Furthermore, it has also been held that after voluntarily submitting a
cause and encountering an adverse decision on the merits, it is too late for the
loser to question the jurisdiction or power of the court (Pease vs. Rathbun-
Jones etc., 243 U.S. 273, 61 L. Ed. 715, 37 S. Ct. 283; St. Louis etc. vs.
McBride, 141 U.S. 127, 35 L. Ed. 659). And in Littleton vs. Burgess, 16 Wyo.
58, the Court said that it is not right for a party who has affirmed and invoked
the jurisdiction of a court in a particular matter to secure an affirmative relief,
to afterwards deny that same jurisdiction to escape a penalty.
Upon this same principle is what We said in the three cases mentioned
in the resolution of the Court of Appeals of May 20, 1963 (supra) — to the
effect that we frown upon the "undesirable practice" of a party submitting his
case for decision and then accepting the judgment, only if favorable, and
attacking it for lack of jurisdiction, when adverse — as well as in Pindañgan
etc. vs. Dans, et al., G.R. L-14591, September 26, 1962; Montelibano, et al., vs.
Bacolod-Murcia Milling Co., Inc., G.R. L-15092; Young Men Labor Union etc.

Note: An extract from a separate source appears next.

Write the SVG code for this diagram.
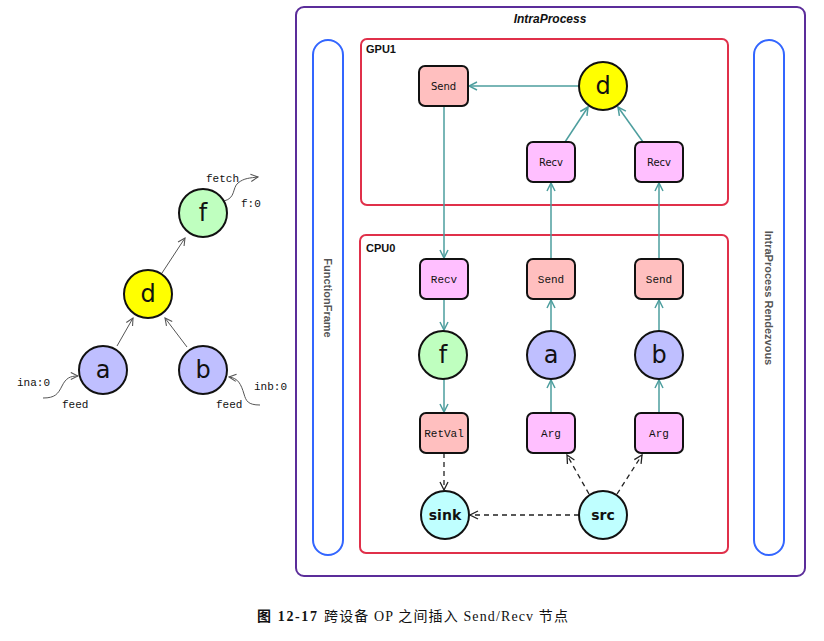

vs. The Court of Industrial Relation et al., G.R. L-20307, Feb. 26, 1965, and
Mejia vs. Lucas, 100 Phil. p. 277.
The facts of this case show that from the time the Surety became a
quasi-party on July 31, 1948, it could have raised the question of the lack of
jurisdiction of the Court of First Instance of Cebu to take cognizance of the
present action by reason of the sum of money involved which, according to the
law then in force, was within the original exclusive jurisdiction of inferior
courts. It failed to do so. Instead, at several stages of the proceedings in the
court a quo as well as in the Court of Appeals, it invoked the jurisdiction of
said courts to obtain affirmative relief and submitted its case for a final
adjudication on the merits. It was only after an adverse decision was rendered
by the Court of Appeals that it finally woke up to raise the question of
jurisdiction. Were we to sanction such conduct on its part, We would in effect
be declaring as useless all the proceedings had in the present case since it was
commenced on July 19, 1948 and compel the judgment creditors to go up their
Calvary once more. The inequity and unfairness of this is not only patent but
revolting.
Coming now to the merits of the appeal: after going over the entire
record, We have become persuaded that We can do nothing better than to
quote in toto, with approval, the decision rendered by the Court of Appeals
granting plaintiffs' motion for execution against the surety. UPON ALL THE
FOREGOING, the orders appealed from are hereby affirmed, with costs against
the appellant Manila Surety and Fidelity Company, Inc.